Suppose we have the manifold $\mathbb{R}^3$ equipped with a Riemanian metric $g$ (not necessarily the Euclidean metric. And the induced metric on the $B_1$ (the ball with radius $1$) is $\gamma$.
Suppose we are given $Ric_g$, $\gamma$, and $tr_{\gamma} K$, where $K$ is the second fundamental form. Can we find $K$? (We don’t know $g$).
Here is my progress: All we need to find is the traceless part of $K$ which I denote by $\hat{K}$. Then $K = \hat{K} + \frac12 (tr_{\gamma}K) \gamma$.
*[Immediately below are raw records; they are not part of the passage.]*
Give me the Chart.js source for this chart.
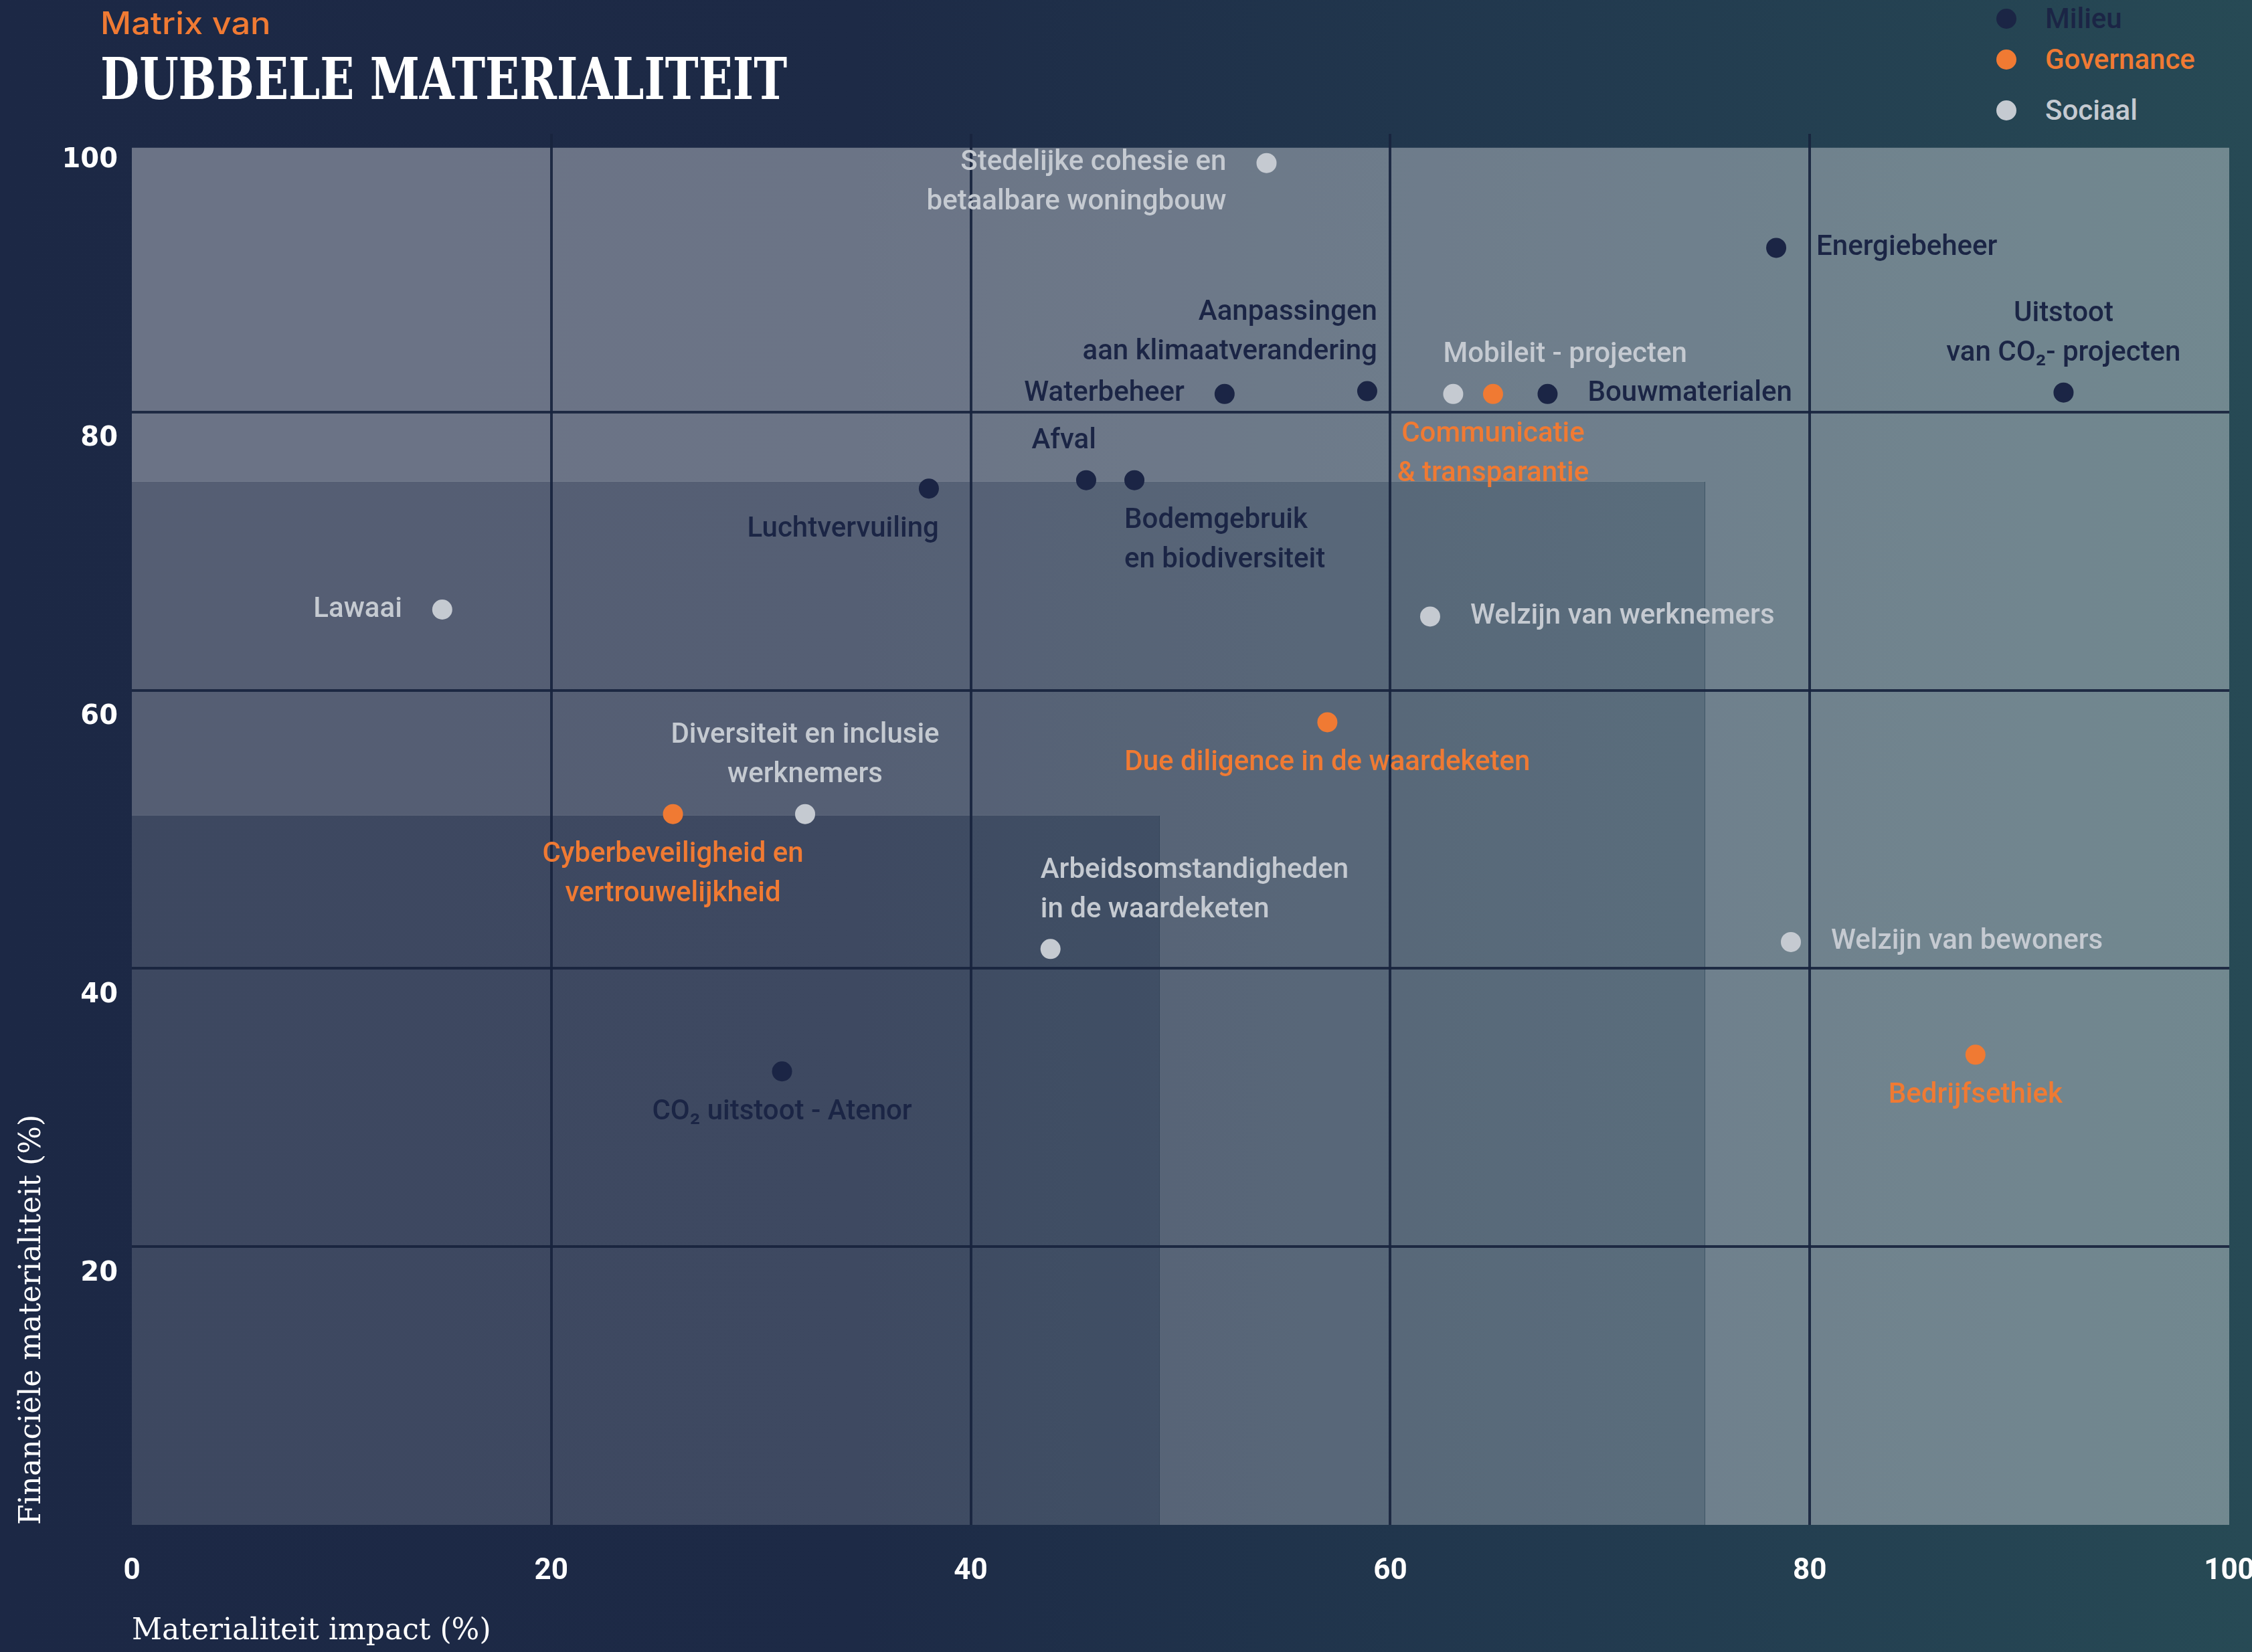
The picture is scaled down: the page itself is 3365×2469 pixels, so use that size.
<!DOCTYPE html>
<html lang="nl">
<head>
<meta charset="utf-8">
<title>Matrix van dubbele materialiteit</title>
<script src="https://cdn.jsdelivr.net/npm/chart.js@4.4.1/dist/chart.umd.min.js"></script>
<style>
  html, body { margin: 0; padding: 0; }
  body {
    width: 3365px; height: 2469px; overflow: hidden; position: relative;
    background: linear-gradient(90deg, #1c2845 0%, #1d2a46 38%, #223a4f 70%, #274a55 100%);
    font-family: Roboto, sans-serif;
  }
  #matrix { position: absolute; left: 0; top: 0; }
  .kicker {
    position: absolute; left: 150px; top: 11px; white-space: nowrap;
    color: #f07a33; font: 500 46px/46px Inter, sans-serif; transform-origin: left top;
  }
  .title {
    position: absolute; left: 150px; top: 75px; white-space: nowrap;
    color: #fff; font: bold 86px/86px "DejaVu Serif", serif; transform-origin: left top;
  }
  .legend { position: absolute; left: 2983px; top: 0; }
  .legend .item { position: absolute; left: 0; height: 40px; white-space: nowrap; }
  .legend .dot { position: absolute; left: 0; top: 5px; width: 30px; height: 30px; border-radius: 50%; }
  .legend .txt { position: absolute; left: 73px; top: 0; font: 500 42px/40px Roboto, sans-serif; }
</style>
</head>
<body>
<div class="kicker" id="kicker">Matrix van</div>
<div class="title" id="title">DUBBELE MATERIALITEIT</div>
<div class="legend" id="legend"></div>
<canvas id="matrix" width="3365" height="2469"></canvas>
<script>
// categorieën en kleuren
const categories = ['Milieu', 'Governance', 'Sociaal'];
const seriesColors = ['#1b2545', '#f07a33', '#c5cad1'];

// Milieu
const milieuTopics = ['Energiebeheer', 'Uitstoot\nvan CO₂- projecten', 'Bouwmaterialen', 'Aanpassingen\naan klimaatverandering', 'Waterbeheer', 'Afval', 'Bodemgebruik\nen biodiversiteit', 'Luchtvervuiling', 'CO₂ uitstoot - Atenor'];
const milieuImpact = [78.4, 92.1, 67.5, 58.9, 52.1, 45.5, 47.8, 38.0, 31.0];
const milieuFinancial = [91.8, 81.4, 81.3, 81.5, 81.3, 75.1, 75.1, 74.5, 32.6];

// Governance
const governanceTopics = ['Communicatie\n& transparantie', 'Due diligence in de waardeketen', 'Cyberbeveiligheid en\nvertrouwelijkheid', 'Bedrijfsethiek'];
const governanceImpact = [64.9, 57.0, 25.8, 87.9];
const governanceFinancial = [81.3, 57.7, 51.1, 33.8];

// Sociaal
const sociaalTopics = ['Stedelijke cohesie en\nbetaalbare woningbouw', 'Mobileit - projecten', 'Welzijn van werknemers', 'Lawaai', 'Diversiteit en inclusie\nwerknemers', 'Arbeidsomstandigheden\nin de waardeketen', 'Welzijn van bewoners'];
const sociaalImpact = [54.1, 63.0, 61.9, 14.8, 32.1, 43.8, 79.1];
const sociaalFinancial = [97.9, 81.3, 65.3, 65.8, 51.1, 41.4, 41.9];

// as-ticks
const axisTicks = [0, 20, 40, 60, 80, 100];

// zones (grens impact, grens financieel)
const zoneImpact = [100, 75, 49];
const zoneFinancial = [99, 75, 51];

// waar het label staat t.o.v. het punt
const milieuLabelPos = ['right', 'above', 'right', 'aboveLeft', 'left', 'aboveLeft', 'belowRight', 'belowLeft', 'below'];
const governanceLabelPos = ['below', 'below', 'below', 'below'];
const sociaalLabelPos = ['left', 'aboveRight', 'right', 'left', 'above', 'aboveRight', 'right'];

const zoneAlpha = [0.35, 0.25, 0.15];
const GAP = 60, NUDGE = 15, LINE = 59, ABOVE = 58, BELOW = 61;

function toPoints(xs, ys) {
  return xs.map((x, i) => ({ x: x, y: ys[i] }));
}

const series = [
  { topics: milieuTopics, pos: milieuLabelPos, data: toPoints(milieuImpact, milieuFinancial) },
  { topics: governanceTopics, pos: governanceLabelPos, data: toPoints(governanceImpact, governanceFinancial) },
  { topics: sociaalTopics, pos: sociaalLabelPos, data: toPoints(sociaalImpact, sociaalFinancial) }
];

// legenda
const legend = document.getElementById('legend');
const legendTops = [8, 69, 145];
categories.forEach((c, i) => {
  const item = document.createElement('div');
  item.className = 'item';
  item.style.top = legendTops[i] + 'px';
  item.innerHTML = `<span class="dot" style="background:${seriesColors[i]}"></span><span class="txt" style="color:${seriesColors[i]}">${c}</span>`;
  legend.appendChild(item);
});

// titels op breedte brengen
function fitWidth(id, w) {
  const el = document.getElementById(id);
  el.style.transform = `scaleX(${w / el.scrollWidth})`;
}
fitWidth('kicker', 255);
fitWidth('title', 1026);

function placeLabel(pos, x, y, n) {
  const up = y - ABOVE - (n - 1) * LINE;
  switch (pos) {
    case 'right': return { x: x + GAP, y0: y, align: 'left' };
    case 'left': return { x: x - GAP, y0: y, align: 'right' };
    case 'above': return { x: x, y0: up, align: 'center' };
    case 'below': return { x: x, y0: y + BELOW, align: 'center' };
    case 'aboveLeft': return { x: x + NUDGE, y0: up, align: 'right' };
    case 'aboveRight': return { x: x - NUDGE, y0: up, align: 'left' };
    case 'belowLeft': return { x: x + NUDGE, y0: y + BELOW, align: 'right' };
    case 'belowRight': return { x: x - NUDGE, y0: y + BELOW, align: 'left' };
  }
}

const zonesPlugin = {
  id: 'zones',
  beforeDraw(chart) {
    const { ctx, scales: { x, y } } = chart;
    ctx.save();
    zoneImpact.forEach((zx, i) => {
      const left = x.getPixelForValue(0);
      const right = x.getPixelForValue(zx);
      const top = y.getPixelForValue(zoneFinancial[i]);
      const bottom = y.getPixelForValue(0);
      ctx.clearRect(left, top, right - left, bottom - top);
      ctx.fillStyle = `rgba(255,255,255,${zoneAlpha[i]})`;
      ctx.fillRect(left, top, right - left, bottom - top);
    });
    ctx.restore();
  }
};

const labelsPlugin = {
  id: 'pointLabels',
  afterDatasetsDraw(chart) {
    const ctx = chart.ctx;
    ctx.save();
    ctx.font = '500 42px Roboto';
    ctx.textBaseline = 'middle';
    chart.data.datasets.forEach((ds, d) => {
      const meta = chart.getDatasetMeta(d);
      ctx.fillStyle = seriesColors[d];
      meta.data.forEach((pt, i) => {
        const lines = series[d].topics[i].split('\n');
        const p = placeLabel(series[d].pos[i], pt.x, pt.y, lines.length);
        ctx.textAlign = p.align;
        lines.forEach((l, k) => ctx.fillText(l, p.x, p.y0 + k * LINE));
      });
    });
    ctx.restore();
  }
};

const tickVal = c => (c.tick ? c.tick.value : null);
const gridColor = c => (tickVal(c) === 0 || tickVal(c) === 100) ? 'rgba(0,0,0,0)' : 'rgba(24,36,62,0.92)';

new Chart(document.getElementById('matrix'), {
  type: 'scatter',
  data: {
    datasets: categories.map((c, i) => ({
      label: c,
      data: series[i].data,
      backgroundColor: seriesColors[i],
      borderWidth: 0,
      pointRadius: 15,
      pointHoverRadius: 15
    }))
  },
  options: {
    responsive: false,
    animation: false,
    devicePixelRatio: 1,
    layout: { padding: { top: 200, right: 34, left: 0, bottom: 0 } },
    plugins: { legend: { display: false }, tooltip: { enabled: false } },
    scales: {
      x: {
        type: 'linear', position: 'bottom', min: 0, max: 100,
        afterBuildTicks: s => { s.ticks = axisTicks.map(v => ({ value: v })); },
        afterFit: s => { s.height = 190; s.paddingLeft = 0; s.paddingRight = 0; },
        border: { display: false },
        grid: { color: gridColor, lineWidth: 4, drawTicks: false },
        ticks: { color: '#ffffff', padding: 44, font: { family: 'Roboto', weight: 'bold', size: 44 } },
        title: {
          display: true, text: 'Materialiteit impact (%)', align: 'start', color: '#ffffff',
          font: { family: 'DejaVu Serif', size: 44 }, padding: { bottom: 4 }
        }
      },
      y: {
        type: 'linear', min: 0, max: 100,
        afterBuildTicks: s => { s.ticks = axisTicks.map(v => ({ value: v })); },
        afterFit: s => { s.width = 197; s.paddingTop = 0; s.paddingBottom = 0; },
        border: { display: false },
        grid: { color: gridColor, lineWidth: 4, drawTicks: false },
        ticks: {
          color: '#ffffff', padding: 21, labelOffset: 40,
          font: { family: 'DejaVu Sans', weight: 'bold', size: 40 },
          callback: v => v === 0 ? '' : v
        },
        title: {
          display: true, text: 'Financiële materialiteit (%)', align: 'start', color: '#ffffff',
          font: { family: 'DejaVu Serif', size: 44 }, padding: { top: 22 }
        }
      }
    }
  },
  plugins: [zonesPlugin, labelsPlugin]
});
</script>
</body>
</html>
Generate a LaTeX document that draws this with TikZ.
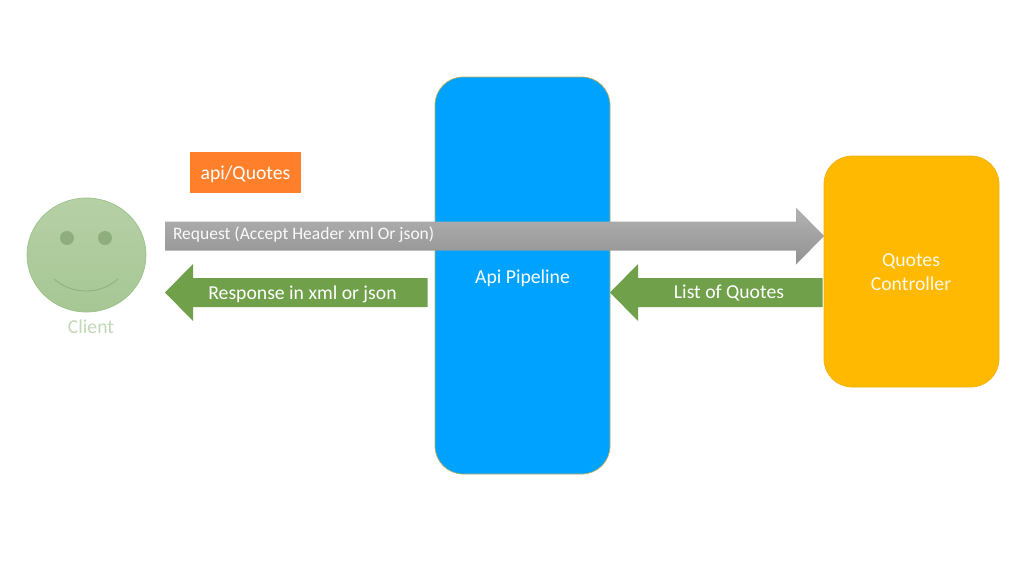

Choose a coordinate system $(x_0, x_1, x_2)$ where $\frac{\partial}{\partial x_0}$ is normal to $B_1$ and is of unit length (so $g_{00} = 1$). Then the following equations are true:
$$R_g - 2Ric_{00} = R_{\gamma} - \frac12 (tr_{\gamma}K)^2 + |\hat{K}|^2 $$ $$R_{0i} = D^l \hat{K}_{il} - \frac12 D_i (tr_{\gamma} K)$$ Where $D$ is the covariant derivative on $B_1$ and $|\hat{K}|^2 = \hat{K}_{ij} \hat{K}^{ij}.$
So in other words, we know $|\hat{K}|^2$ and $D^l \hat{K}_{il}$ (since we know everything else in these equations). Does that uniquely determine $\hat{K}$?
Also notice that these are three functions but $\hat{K}$ is compromised of only 2 distinct functions. Is this overdetermined? More precisely, given any positive function $h$ and any 1-form $\omega_i$, does there exist a unique symmetric traceless (0,2) tensor on $B_1$ such that $h = |\hat{K}|^2$ and $\omega_{i} = D^l \hat{K}_{il}$ ?
Any help is appreciated.
I assume you are talking about a surface $\Sigma$ in this $3$ manifold (diffeomorphic to ${\mathbb R}^3$) with a metric $g$, and $K$ is the second fundamental form (usually you want to use the notation $\text{II}$ or $A$ for second fundamental form, $K$ is usually for curvature) on $\Sigma$, and $\gamma$ is the induced metric on $\Sigma$.
Since the dimension is $3$, the Ricci curvature decides the full curvature tensor. For example, let $e_1, e_2, e_3$ be orthonormal, with $e_2, e_3$ tangent to $\Sigma$, then the sectional curvature in the $e_2, e_3$ plane (i.e. tangent plane of $\Sigma$ is $\frac 12 [Ric_g(e_2, e_2)+Ric_g(e_3, e_3)-Ric_g(e_1, e_1)]$.
Now you know $\gamma$, you can compute its curvature; by the Gauss formula its difference from the sectional curvature in $e_2, e_3$ plane is the determinant of $K$. And you know the trace of $K$, you know the two eigenvalues of $K$.
However it seems to me this cannot decide $K$ completely, namely it is not enough for us to know the eigenvectors of $K$. I mean that if you give me a coordinate system $(u, v)$, and tell me $Ric_g$, $\gamma$, and trace $K$ as functions of $u, v$, I cannot write out $K$ uniquely as a (matrix) function of $(u, v)$.
For example consider the case $g$ is the flat metric, consider the surface $\Sigma_1$ defined by the equation $r(u, v)=(u, \cos v, \sin v)$ and the surface $\Sigma_2$ defined by the equation $r(u, v)=(\cos u, v, \sin u)$, both defined on the coordinate domain $(u, v)\in [-\frac {\pi}{2}, \frac {\pi}{2}]\times [-\frac {\pi}{2}, \frac {\pi}{2}]$, with identical data $Ric_g=0$, $\gamma$, trace $K$, yet $K$ on $\Sigma_1, \Sigma_2$ are different as functions of $(u, v)$.